Given information:
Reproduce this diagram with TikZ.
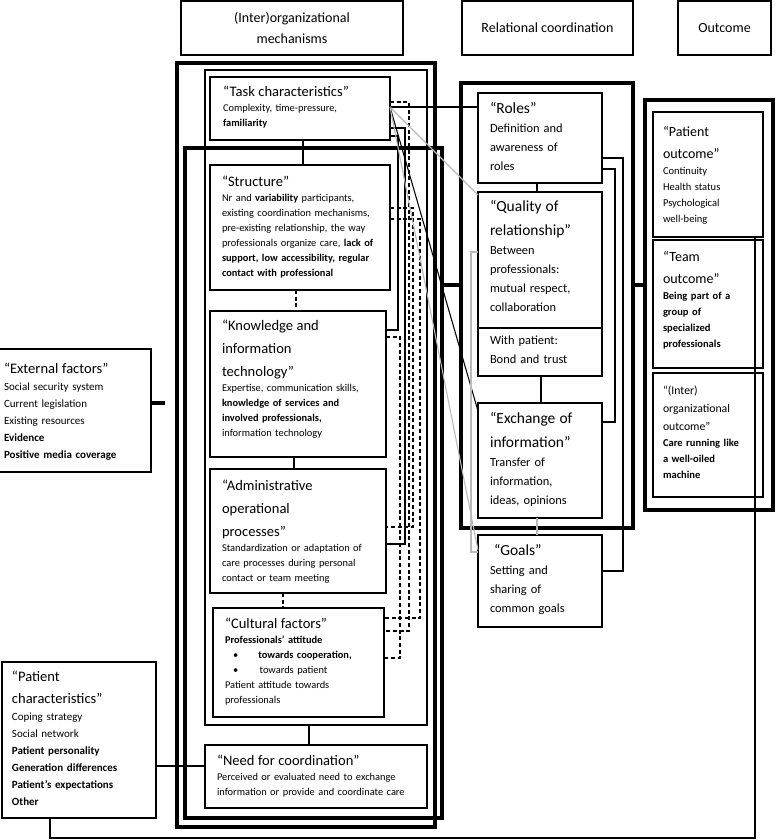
\documentclass[tikz,border=0pt]{standalone}
\usepackage{fontspec}
\setmainfont{Carlito}
\newcommand\mechhead{\fontsize{10.9}{17.25}\selectfont}
\newcommand\mechbody{\fontsize{7.8}{11.25}\selectfont}
\newcommand\relhead{\fontsize{11.6}{18}\selectfont}
\newcommand\relbody{\fontsize{9.3}{14.25}\selectfont}
\newcommand\outhead{\fontsize{10.5}{16.5}\selectfont}
\newcommand\outbody{\fontsize{7.9}{12}\selectfont}
\newcommand\orghead{\fontsize{8.8}{13.5}\selectfont}
\newcommand\sidehead{\fontsize{10.9}{16.5}\selectfont}
\newcommand\sidebody{\fontsize{8.25}{12.75}\selectfont}
\newcommand\colhead{\fontsize{10.5}{15.75}\selectfont}
\tikzset{
  sz/.style 2 args={minimum width=#1*0.75pt,minimum height=#2*0.75pt},
  bx/.style={draw,line width=1pt,inner sep=0pt,outer sep=0pt,anchor=north west},
  thkbx/.style={bx,line width=3pt},
  midbx/.style={bx,line width=1.6pt},
  hdbx/.style={bx,align=center,font=\colhead},
  txt/.style={inner sep=0pt,outer sep=0pt,anchor=north west,align=left},
  ln/.style={line width=0.8pt},
  dln/.style={ln,dash pattern=on 3pt off 2pt},
  gln/.style={ln,gray!55},
  thkln/.style={line width=3pt}
}
\begin{document}
\begin{tikzpicture}[x=0.75pt,y=-0.75pt]
\useasboundingbox (0,0) rectangle (779,840);
\clip (0,0) rectangle (779,840);

% column heads
\node[hdbx,sz={222}{54}] (hmech) at (181,1) {(Inter)organizational\\mechanisms};
\node[hdbx,sz={171}{54}] (hrel) at (462,1) {Relational coordination};
\node[hdbx,sz={93}{54}] (hout) at (678,1) {Outcome};

% mechanisms
\node[thkbx,sz={258}{764}] (grpA) at (177,63) {};
\node[midbx,sz={222}{655}] (grpB) at (205,70) {};
\node[thkbx,sz={257}{670}] (grpC) at (185,148) {};
\node[bx,sz={180}{63}] (task) at (210,77) {};
\node[bx,sz={180}{125}] (struct) at (210,165) {};
\node[bx,sz={176}{146}] (know) at (210,311) {};
\node[bx,sz={176}{124}] (admin) at (210,469) {};
\node[bx,sz={171}{109}] (cult) at (213,608) {};
\node[midbx,sz={222}{63}] (need) at (205,745) {};

\node[txt,text width=125pt,font=\mechbody] (tasktx) at ([shift={(13,9)}]task.north west)
  {{\mechhead “Task characteristics”\par}Complexity, time-pressure,\\\textbf{familiarity}};
\node[txt,text width=125pt,font=\mechbody] (structtx) at ([shift={(12,11)}]struct.north west)
  {{\mechhead “Structure”\par}Nr and \textbf{variability} participants,\\
   existing coordination mechanisms,\\
   pre-existing relationship, the way\\
   professionals organize care, \textbf{lack of}\\
   {\bfseries support, low accessibility, regular\\
   contact with professional}};
\node[txt,text width=125pt,font=\mechbody] (knowtx) at ([shift={(12,9)}]know.north west)
  {{\mechhead “Knowledge and\\information\\technology”\par}Expertise, communication skills,\\
   {\bfseries knowledge of services and\\involved professionals,}\\
   information technology};
\node[txt,text width=125pt,font=\mechbody] (admintx) at ([shift={(12,11)}]admin.north west)
  {{\mechhead “Administrative\\operational\\processes”\par}Standardization or adaptation of\\
   care processes during personal\\contact or team meeting};
\node[txt,text width=125pt,font=\mechbody] (culttx) at ([shift={(12,10)}]cult.north west)
  {{\mechhead “Cultural factors”\par}\textbf{Professionals’ attitude}\\
   \makebox[25pt][l]{\hspace{6pt}\textbullet}\textbf{towards cooperation,}\\
   \makebox[26pt][l]{\hspace{6pt}\textbullet}towards patient\\
   Patient attitude towards\\professionals};
\node[txt,text width=160pt,font=\mechbody] (needtx) at ([shift={(12,10)}]need.north west)
  {{\mechhead “Need for coordination”\par}Perceived or evaluated need to exchange\\
   information or provide and coordinate care};

% relational coordination
\node[thkbx,sz={172}{445}] (relbox) at (461,83) {};
\node[bx,sz={124}{90}] (roles) at (478,93) {};
\node[bx,sz={124}{184}] (quality) at (478,192) {};
\node[bx,sz={124}{115}] (exch) at (478,403) {};
\node[bx,sz={124}{92}] (goals) at (478,535) {};
\draw[line width=1pt] ([shift={(0,136)}]quality.north west) -- ([shift={(0,136)}]quality.north east);

\node[txt,text width=88pt,font=\relbody] (rolestx) at ([shift={(12,9)}]roles.north west)
  {{\relhead “Roles”\par}Definition and\\awareness of\\roles};
\node[txt,text width=88pt,font=\relbody] (qualtx) at ([shift={(12,8)}]quality.north west)
  {{\relhead “Quality of\\relationship”\par}Between\\professionals:\\mutual respect,\\collaboration};
\node[txt,text width=88pt,font=\relbody] (pattx) at ([shift={(12,144)}]quality.north west)
  {With patient:\\Bond and trust};
\node[txt,text width=88pt,font=\relbody] (exchtx) at ([shift={(12,9)}]exch.north west)
  {{\relhead “Exchange of\\information”\par}Transfer of\\information,\\ideas, opinions};
\node[txt,text width=88pt,font=\relbody] (goalstx) at ([shift={(12,9)}]goals.north west)
  {{\relhead\ “Goals”\par}Setting and\\sharing of\\common goals};

% outcome
\node[thkbx,sz={128}{410}] (outbox) at (645,100) {};
\node[bx,sz={110}{125}] (pout) at (653,112) {};
\node[bx,sz={110}{128}] (tout) at (653,240) {};
\node[bx,sz={110}{124}] (oout) at (653,373) {};

\node[txt,text width=76pt,font=\outbody] (pouttx) at ([shift={(10,14)}]pout.north west)
  {{\outhead “Patient\\outcome”\par}Continuity\\Health status\\Psychological\\well-being};
\node[txt,text width=76pt,font=\outbody] (touttx) at ([shift={(10,11)}]tout.north west)
  {{\outhead “Team\\outcome”\par}{\bfseries Being part of a\\group of\\specialized\\professionals}};
\node[txt,text width=76pt,font=\outbody] (oouttx) at ([shift={(10,13)}]oout.north west)
  {{\orghead “(Inter)\\organizational\\outcome”\par}{\bfseries Care running like\\a well-oiled\\machine}};

% side factors
\node[bx,sz={156}{123}] (ext) at (-5,349) {};
\node[bx,sz={154}{156}] (pchar) at (2,662) {};
\node[txt,text width=110pt,font=\sidebody] (exttx) at ([shift={(9,14)}]ext.north west)
  {{\sidehead “External factors”\par}Social security system\\Current legislation\\Existing resources\\
   {\bfseries Evidence\\Positive media coverage}};
\node[txt,text width=110pt,font=\sidebody] (pchartx) at ([shift={(10,9)}]pchar.north west)
  {{\sidehead “Patient\\characteristics”\par}Coping strategy\\Social network\\
   {\bfseries Patient personality\\Generation differences\\Patient’s expectations\\Other}};

% links inside the mechanisms column
\draw[ln] ([shift={(93,0)}]task.south west) -- ([shift={(93,0)}]struct.north west);
\draw[dln] ([shift={(86,0)}]struct.south west) -- ([shift={(86,0)}]know.north west);
\draw[ln] ([shift={(84,0)}]know.south west) -- ([shift={(84,0)}]admin.north west);
\draw[dln] ([shift={(73,0)}]admin.south west) -- ([shift={(70,0)}]cult.north west);
\draw[line width=2pt] ([shift={(104,0)}]grpB.south west) -- ([shift={(104,0)}]need.north west);

\draw[dln] ([shift={(0,25)}]task.north east) -- ++(19,0) |- ([shift={(0,23)}]cult.north east);
\draw[ln] ([shift={(0,51)}]task.north east) -- ++(15,0) |- ([shift={(0,75)}]admin.north east);
\draw[ln] ([shift={(0,59)}]task.north east) -- ++(8,0) |- ([shift={(0,19)}]know.north east);
\draw[dln] ([shift={(0,43)}]struct.north east) -- ++(23,0) |- ([shift={(0,58)}]admin.north east);
\draw[dln] ([shift={(0,54)}]struct.north east) -- ++(30,0) |- ([shift={(0,10)}]cult.north east);
\draw[dln] ([shift={(0,26)}]know.north east) -- ++(14,0) |- ([shift={(0,50)}]cult.north east);

% links to relational coordination
\draw[ln] ([shift={(0,30)}]task.north east) -- ([shift={(0,14)}]roles.north west);
\draw[gln] ([shift={(0,30)}]task.north east) -- ([shift={(0,3)}]quality.north west);
\draw[ln] ([shift={(0,30)}]task.north east) -- ([shift={(0,8)}]exch.north west);
\draw[gln] ([shift={(0,30)}]task.north east) -- ([shift={(0,15)}]goals.north west);

% links inside the relational column
\draw[ln] ([shift={(59,0)}]roles.south west) -- ([shift={(59,0)}]quality.north west);
\draw[ln] ([shift={(63,0)}]quality.south west) -- ([shift={(63,0)}]exch.north west);
\draw[gln] ([shift={(59,0)}]exch.south west) -- ([shift={(59,0)}]goals.north west);
\draw[gln] ([shift={(0,60)}]quality.north west) -- ++(-7,0) |- ([shift={(0,17)}]goals.north west);
\draw[ln] ([shift={(0,65)}]roles.north east) -- ++(21,0) |- ([shift={(0,36)}]goals.north east);
\draw[ln] ([shift={(0,76)}]roles.north east) -- ++(13,0) |- ([shift={(0,19)}]exch.north east);

% thick joins between columns
\draw[thkln] ([shift={(0,137)}]grpC.north east) -- ([shift={(0,202)}]relbox.north west);
\draw[thkln] ([shift={(0,202)}]relbox.north east) -- ([shift={(0,185)}]outbox.north west);
\draw[thkln] ([shift={(0,54)}]ext.north east) -- ++(14,0);

% patient characteristics
\draw[ln] ([shift={(0,104)}]pchar.north east) -- ([shift={(0,21)}]need.north west);
\draw[ln] ([shift={(48,0)}]pchar.south west) -- ++(0,20) -| ([shift={(102,0)}]pout.south west);
\end{tikzpicture}
\end{document}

What is needed:
Repeat, word for word and with no pictures, only the lines running from the beginning of the data to the line that contains "(need) at (205,745)".

Written reply:
Reproduce this diagram with TikZ.
\documentclass[tikz,border=0pt]{standalone}
\usepackage{fontspec}
\setmainfont{Carlito}
\newcommand\mechhead{\fontsize{10.9}{17.25}\selectfont}
\newcommand\mechbody{\fontsize{7.8}{11.25}\selectfont}
\newcommand\relhead{\fontsize{11.6}{18}\selectfont}
\newcommand\relbody{\fontsize{9.3}{14.25}\selectfont}
\newcommand\outhead{\fontsize{10.5}{16.5}\selectfont}
\newcommand\outbody{\fontsize{7.9}{12}\selectfont}
\newcommand\orghead{\fontsize{8.8}{13.5}\selectfont}
\newcommand\sidehead{\fontsize{10.9}{16.5}\selectfont}
\newcommand\sidebody{\fontsize{8.25}{12.75}\selectfont}
\newcommand\colhead{\fontsize{10.5}{15.75}\selectfont}
\tikzset{
  sz/.style 2 args={minimum width=#1*0.75pt,minimum height=#2*0.75pt},
  bx/.style={draw,line width=1pt,inner sep=0pt,outer sep=0pt,anchor=north west},
  thkbx/.style={bx,line width=3pt},
  midbx/.style={bx,line width=1.6pt},
  hdbx/.style={bx,align=center,font=\colhead},
  txt/.style={inner sep=0pt,outer sep=0pt,anchor=north west,align=left},
  ln/.style={line width=0.8pt},
  dln/.style={ln,dash pattern=on 3pt off 2pt},
  gln/.style={ln,gray!55},
  thkln/.style={line width=3pt}
}
\begin{document}
\begin{tikzpicture}[x=0.75pt,y=-0.75pt]
\useasboundingbox (0,0) rectangle (779,840);
\clip (0,0) rectangle (779,840);

% column heads
\node[hdbx,sz={222}{54}] (hmech) at (181,1) {(Inter)organizational\\mechanisms};
\node[hdbx,sz={171}{54}] (hrel) at (462,1) {Relational coordination};
\node[hdbx,sz={93}{54}] (hout) at (678,1) {Outcome};

% mechanisms
\node[thkbx,sz={258}{764}] (grpA) at (177,63) {};
\node[midbx,sz={222}{655}] (grpB) at (205,70) {};
\node[thkbx,sz={257}{670}] (grpC) at (185,148) {};
\node[bx,sz={180}{63}] (task) at (210,77) {};
\node[bx,sz={180}{125}] (struct) at (210,165) {};
\node[bx,sz={176}{146}] (know) at (210,311) {};
\node[bx,sz={176}{124}] (admin) at (210,469) {};
\node[bx,sz={171}{109}] (cult) at (213,608) {};
\node[midbx,sz={222}{63}] (need) at (205,745) {};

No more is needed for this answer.